La fine delle scuole superiori segna il passaggio concreto dall’adolescenza all’età adulta: da quel momento la cosa giusta da fare ogni giorno non sarà più scritta sul diario dei compiti, ma la si dovrà trovare e riconoscere dentro se stessi. È come se finisse un bel gioco e la spensieratezza con cui lo si è affrontato. La vita cambia e bisogna pensare al futuro, compiere una scelta, decidere cosa fare. È per questo che viene usato il termine “Maturità”.
In realtà non si chiama esame di maturità, ma “Esame di Stato conclusivo del corso di studio di istruzione secondaria superiore”, più brevemente: “Esame di Stato”.
Quando mi diplomai io, non erano ancora stati inventati i crediti, l’alternanza scuola-lavoro, le tre buste tra le quali sorteggiare l’argomento di partenza per la prova orale, né il voto espresso in centesimi. A quei tempi, diplomarsi con sessanta voleva dire avere ottenuto il massimo dei voti.
Ricordo che il professore di latino ci spiegò che stava per essere valutata non tanto la nostra preparazione, già attestata dal voto di ammissione e dall’andamento scolastico di tutti gli anni delle superiori, quanto la nostra maturità nell’affrontare la prima prova concreta della vita, riuscendo a sostenere l’emozione e la pressione di un evento così importante.
Il mio esame andò benissimo e fui dichiarata matura, ma evidentemente col tempo sono smaturata -fracicata-, visto che non ho avuto la stessa tranquillità, quando è toccato a mio figlio affrontare la commissione.
Lui stoico, nonostante le difficoltà, senza perdere la sua solarità e giocosità. Io codarda nelle mie preghiere, cercando di offrirgli la giusta dose di camomilla, caffè e vitamine.
Ho evitato le prediche, perché ormai non c’era più tempo neanche per quelle, visto che stava facendo in poche settimane, ciò che avrebbe dovuto fare durante tutto l’anno scolastico, quando avrebbe avuto tempo e invece preferì aspettarlo.
Ho faticato a vederlo preoccupato, a tratti scoraggiato, sommerso da libri e appunti, ma sempre con la battuta pronta e aperto alla vita, che è tanto bella quando si ha la sua età.
Mi fingevo serena, ma credo di essere una pessima attrice, visto che un giorno mi ha detto: -Sono tranquillo finché vedo la tua faccia, poi mi sale l’ansia.
E cosa c’è di male a provare un po’ di ansia nei momenti importanti della vita, soprattutto quelli che comprendono l’incognita di un risultato, di un esito, di una risposta? L’ansia, ossia la preoccupazione per qualcosa a cui teniamo, è un’emozione e le emozioni sono il sale della vita.

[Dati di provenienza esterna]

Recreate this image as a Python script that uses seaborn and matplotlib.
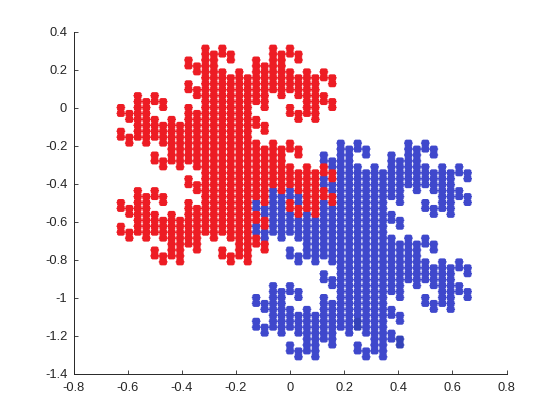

La mattina della prova orale è iniziata alle sei. Sveglia, un’ultima occhiata al testo della Costituzione italiana, doccia e caffè. Ha indossato la camicia buona delle feste, quella “da acchiappo” (ma questo la commissione non poteva saperlo e apprezzarlo) ed è uscito di casa. Ha preso l’auto ed è andato, deciso e sicuro come un uomo, a questo appuntamento così importante. Gli accordi erano che mi avrebbe fatto sapere, ma io non volevo sapere: volevo vedere. L’ho aspettarlo fuori dalla scuola, su una panchina, con mille pensieri in testa, tutti riguardanti questi diciannove anni. Da quando lo guardavo dormire nell’incubatrice, alla nostra ultima discussione di tre giorni prima: – Secondo Schopenhauer l’amore è l’incontro di due infelicità, cosa ne pensi mamma? -Penso che a tutti possa capitare di straparlare qualche volta, anche ai filosofi.
Lui si diverte a punzecchiarmi su certi argomenti, fra tanti anni sapremo chi dei due aveva ragione.
Dopo un’ora ho cominciato a non star più nella pelle, il sole era diventato troppo caldo e la panchina troppo dura. Stavo quasi per infrangere ulteriormente l’accordo, entrando a vedere cosa stesse accadendo in quell’aula-patibolo, quando eccolo là -la terza felicità- uscire dal cancello del liceo scientifico con il suo sorriso splendido, lo stesso che fa dopo certe partite di basket.
Ci siamo abbracciati e siamo andati a bere un caffè, come fanno gli adulti, le persone mature, quando devono raccontarsi qualcosa. Eravamo al tavolo di un bar, leggeri e felici, ormai con lo stesso titolo di studio, anche se lui sa molte più cose di me, che nel frattempo tante ne ho dimenticate e molte altre le ho imparate a mie spese, ma di quelle che non chiedono agli esami, pur essendo indispensabili da sapere per vivere bene.